Better RAG Retrieval

RAG systems depend on current, trustworthy context.

Scheduled ingestion can keep the retriever focused on current policies, active documentation, approved assets, and permission-safe chunks.

This reduces the risk that the language model receives outdated or invalid evidence.

Incremental Updates

Scheduled ingestion does not need to reprocess everything every time.

Efficient systems detect changes using timestamps, version IDs, checksums, source event logs, change-data-capture streams, or file modification times.

Only changed assets need content refresh, metadata updates, or re-embedding.

Deletion and Tombstone Handling

Scheduled ingestion should also detect deleted assets.

If a source document is removed, the search index should delete it, hide it, or mark it as inactive depending on retention requirements.

Ignoring deletions is one of the fastest ways for search results to become untrustworthy.

Permission Metadata

Access-control metadata often changes independently of content.

A document may keep the same text while moving to a different team, role, tenant, or visibility group. Scheduled ingestion can refresh permission fields without necessarily changing the embedding.

This keeps filtered retrieval aligned with user authorization.

Freshness and Recency

Many search systems need freshness signals.

Scheduled ingestion can update last-seen time, last-modified time, published time, review date, expiration date, and stale flags.

These fields can be used for filtering, ranking, recency boosting, or stale-result suppression.

Metadata Enrichment

Scheduled ingestion can enrich metadata beyond what the source system provides.

It can classify topics, detect entities, infer language, assign product categories, identify sensitive content, or compute quality scores.

Doing this on a schedule avoids adding expensive enrichment work to every query.

Separating Metadata From Embeddings

Not every metadata update requires a new embedding.

If only the lifecycle status or permission group changes, the vector may remain valid. If the document text changes materially, the embedding should be regenerated.

A good ingestion pipeline distinguishes metadata-only updates from content updates.

Handling Source Drift

Source systems drift over time.

Fields get renamed, categories change, permission models evolve, and new document types appear. Scheduled ingestion provides a repeated opportunity to normalize and repair metadata.

This keeps the search index from slowly diverging from source truth.

Operational Benefits

Scheduled ingestion makes metadata maintenance observable.

You can track ingestion lag, stale asset count, failed update count, tag coverage, and deleted-object cleanup.

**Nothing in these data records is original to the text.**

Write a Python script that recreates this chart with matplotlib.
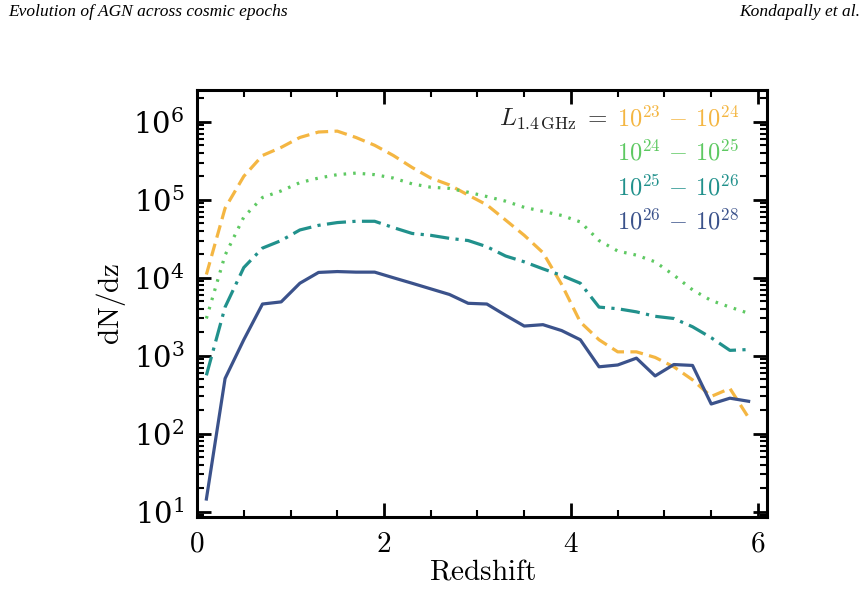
import numpy as np
import matplotlib
matplotlib.use("Agg")
import matplotlib.pyplot as plt
from matplotlib.ticker import MultipleLocator, LogLocator, NullFormatter

plt.rcParams['mathtext.fontset'] = 'cm'
plt.rcParams['font.family'] = 'serif'
plt.rcParams['font.serif'] = ['DejaVu Serif']

# redshift bin centres
z = [0.1, 0.3, 0.5, 0.7, 0.9, 1.1, 1.3, 1.5, 1.7, 1.9,
     2.1, 2.3, 2.5, 2.7, 2.9, 3.1, 3.3, 3.5, 3.7, 3.9,
     4.1, 4.3, 4.5, 4.7, 4.9, 5.1, 5.3, 5.5, 5.7, 5.9]

# dN/dz per luminosity bin
dndz_23_24 = [1.1e4, 7.8e4, 2.0e5, 3.7e5, 4.7e5, 6.3e5, 7.4e5, 7.6e5, 6.3e5, 5.0e5,
              3.7e5, 2.6e5, 1.9e5, 1.55e5, 1.15e5, 8.6e4, 5.5e4, 3.5e4, 2.1e4, 8.2e3,
              2.7e3, 1.6e3, 1.12e3, 1.12e3, 950, 720, 490, 300, 380, 160]
dndz_24_25 = [3.0e3, 1.95e4, 6.0e4, 1.07e5, 1.3e5, 1.66e5, 1.9e5, 2.1e5, 2.2e5, 2.1e5,
              1.9e5, 1.6e5, 1.45e5, 1.4e5, 1.25e5, 1.1e5, 9.6e4, 8.0e4, 7.1e4, 6.3e4,
              5.2e4, 3.0e4, 2.2e4, 1.95e4, 1.6e4, 1.08e4, 7.0e3, 5.1e3, 4.2e3, 3.5e3]
dndz_25_26 = [560, 4.2e3, 1.35e4, 2.4e4, 3.0e4, 4.1e4, 4.7e4, 5.1e4, 5.3e4, 5.3e4,
              4.4e4, 3.7e4, 3.5e4, 3.2e4, 3.0e4, 2.5e4, 1.9e4, 1.6e4, 1.3e4, 1.07e4,
              8.5e3, 4.2e3, 4.0e3, 3.65e3, 3.2e3, 3.0e3, 2.35e3, 1.7e3, 1.17e3, 1.2e3]
dndz_26_28 = [14.5, 510, 1.6e3, 4.6e3, 4.9e3, 8.5e3, 1.17e4, 1.2e4, 1.18e4, 1.18e4,
              1.0e4, 8.5e3, 7.2e3, 6.1e3, 4.7e3, 4.6e3, 3.3e3, 2.4e3, 2.5e3, 2.1e3,
              1.6e3, 720, 760, 930, 550, 770, 750, 240, 285, 260]

labels = [r'$10^{23}\,-\,10^{24}$', r'$10^{24}\,-\,10^{25}$',
          r'$10^{25}\,-\,10^{26}$', r'$10^{26}\,-\,10^{28}$']
colors = ['#f4b642', '#5ec962', '#21918c', '#3b528b']
styles = [(0, (4, 2)), (0, (0.8, 2.2)), (0, (6, 2, 1, 2)), '-']

fig = plt.figure(figsize=(8.68, 5.93), dpi=100)
ax = fig.add_axes([0.227, 0.128, 0.657, 0.720])

series = [dndz_23_24, dndz_24_25, dndz_25_26, dndz_26_28]
for vals, c, ls in zip(series, colors, styles):
    ax.plot(z, vals, color=c, ls=ls, lw=2.3)

ax.set_yscale('log')
ax.set_xlim(0, 6.1)
ax.set_ylim(8.5, 2.55e6)

ax.xaxis.set_minor_locator(MultipleLocator(0.5))
ax.yaxis.set_major_locator(LogLocator(base=10, numticks=10))
ax.yaxis.set_minor_locator(LogLocator(base=10, subs=np.arange(2, 10), numticks=20))
ax.yaxis.set_minor_formatter(NullFormatter())
ax.set_xticks([0, 2, 4, 6])
ax.set_xticklabels([r'$0$', r'$2$', r'$4$', r'$6$'])

ax.tick_params(which='both', direction='in', top=True, right=True, labelsize=21, width=1.5)
ax.tick_params(which='major', length=10, width=2, pad=9)
ax.tick_params(which='minor', length=5)
for sp in ax.spines.values():
    sp.set_linewidth(2.2)

ax.set_xlabel(r'$\mathrm{Redshift}$', fontsize=21, labelpad=0)
ax.set_ylabel(r'$\mathrm{dN/dz}$', fontsize=21, labelpad=4)

# luminosity key
ax.text(0.720, 0.934, r'$L_{1.4\,\mathrm{GHz}}\;=$', transform=ax.transAxes,
        ha='right', va='center', fontsize=18, color='#222222')
for i, (lab, c) in enumerate(zip(labels, colors)):
    ax.text(0.737, 0.934 - i * 0.081, lab, transform=ax.transAxes,
            ha='left', va='center', fontsize=17.5, color=c)

fig.text(0.009, 0.993, 'Evolution of AGN across cosmic epochs', fontsize=12.5,
         family='Liberation Serif', style='italic', ha='left', va='top')
fig.text(0.991, 0.993, 'Kondapally et al.', fontsize=12.5,
         family='Liberation Serif', style='italic', ha='right', va='top')

fig.savefig('out.png', dpi=100)
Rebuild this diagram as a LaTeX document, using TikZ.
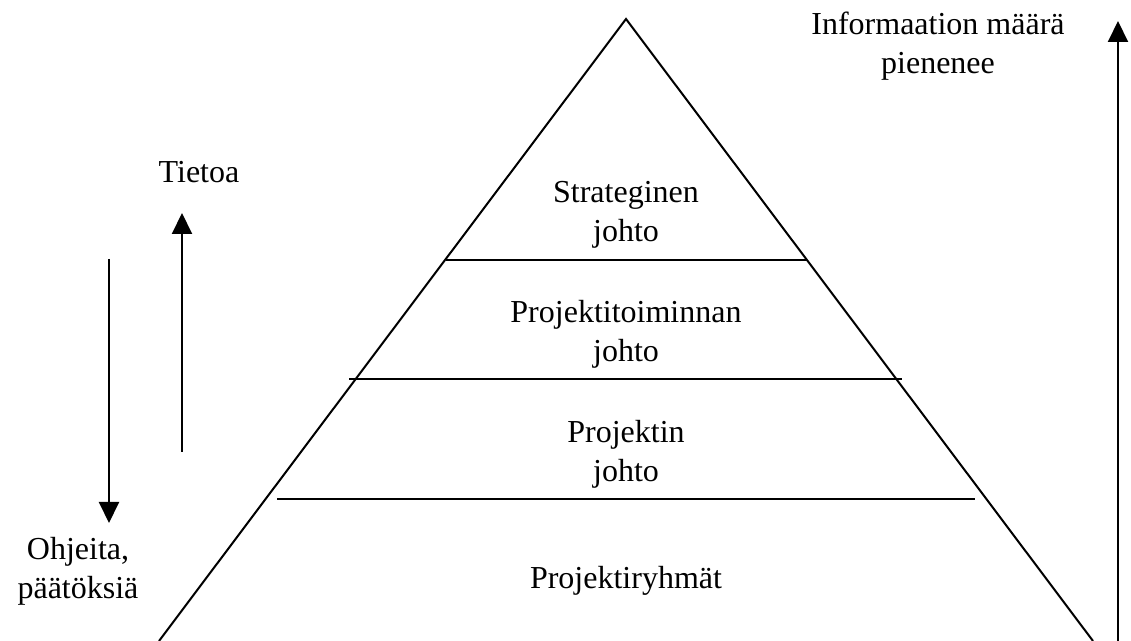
\documentclass[tikz,border=0pt]{standalone}
\usepackage{fontspec}
\setmainfont{Liberation Serif}
\usetikzlibrary{arrows.meta}
\tikzset{
  lvltext/.style={align=center,inner sep=0pt,font=\fontsize{16}{19.5}\selectfont},
  edge/.style={line width=1pt},
  flow/.style={line width=1pt,-{Triangle[width=10pt,length=10.5pt]}},
}

\begin{document}
\begin{tikzpicture}[x=0.5pt,y=-0.5pt]
  \useasboundingbox (0,0) rectangle (1131,641);
  % pyramid
  \coordinate (top)   at (626,19);
  \coordinate (baseL) at (159,641);
  \coordinate (baseR) at (1093,641);
  \draw[edge] (baseL) -- (top) -- (baseR);
  % layer borders
  \coordinate (b1L) at (446,260);  \coordinate (b1R) at (807,260);
  \coordinate (b2L) at (349,379);  \coordinate (b2R) at (902,379);
  \coordinate (b3L) at (277,499);  \coordinate (b3R) at (975,499);
  \draw[edge] (b1L) -- (b1R);
  \draw[edge] (b2L) -- (b2R);
  \draw[edge] (b3L) -- (b3R);
  % layer names
  \node[lvltext] (strat) at (626,215) {Strateginen\\johto};
  \node[lvltext] (ptoim) at (626,334) {Projektitoiminnan\\johto};
  \node[lvltext] (proj)  at (626,454) {Projektin\\johto};
  \node[lvltext] (ryhma) at (626,581) {Projektiryhmät};
  % information arrow
  \coordinate (infoB) at (1118,641);
  \coordinate (infoT) at (1118,21);
  \draw[flow] (infoB) -- (infoT);
  \node[lvltext] (info) at (938,46) {Informaation määrä\\pienenee};
  % left arrows
  \coordinate (upB) at (182,452);   \coordinate (upT) at (182,213);
  \coordinate (dnT) at (109,259);   \coordinate (dnB) at (109,523);
  \draw[flow] (upB) -- (upT);
  \draw[flow] (dnT) -- (dnB);
  \node[lvltext] (tieto) at (199,172) {Tietoa};
  \node[lvltext] (ohje)  at (78,571)  {Ohjeita,\\päätöksiä};
\end{tikzpicture}
\end{document}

These metrics are harder to manage when ingestion is purely ad hoc.

What to Measure

Measure:

  • metadata freshness lag
  • percentage of assets with required fields
  • failed ingestion jobs
  • changed assets per run
  • metadata-only updates
  • content updates requiring re-embedding
  • deleted assets detected
  • filtered search latency
  • fewer-than-K result rate
  • RAG answer quality on fresh documents

Common Mistakes

Common mistakes include:

  • importing metadata once and never refreshing it
  • re-embedding documents for metadata-only changes
  • forgetting to remove deleted source assets
  • not indexing metadata fields used in filters
  • running heavy ingestion during peak query traffic
  • failing silently when enrichment jobs break
  • using stale permissions for filtered search

Practical Workflow

A practical workflow is:

  • identify source systems and required metadata fields
  • store source IDs, version IDs, and last-seen timestamps
  • run scheduled scans or consume change events
  • classify updates as metadata-only, content-changing, or deleted
  • update filterable metadata fields
  • re-embed only when content changes
  • monitor freshness, failures, and search impact

Summary

Scheduled ingestion improves vector search metadata by keeping the search index synchronized with changing source systems.

It keeps filters accurate, reduces stale results, supports access control, improves RAG retrieval, and makes metadata quality measurable.

The best ingestion systems refresh metadata continuously and selectively, updating only what changed while protecting live search performance.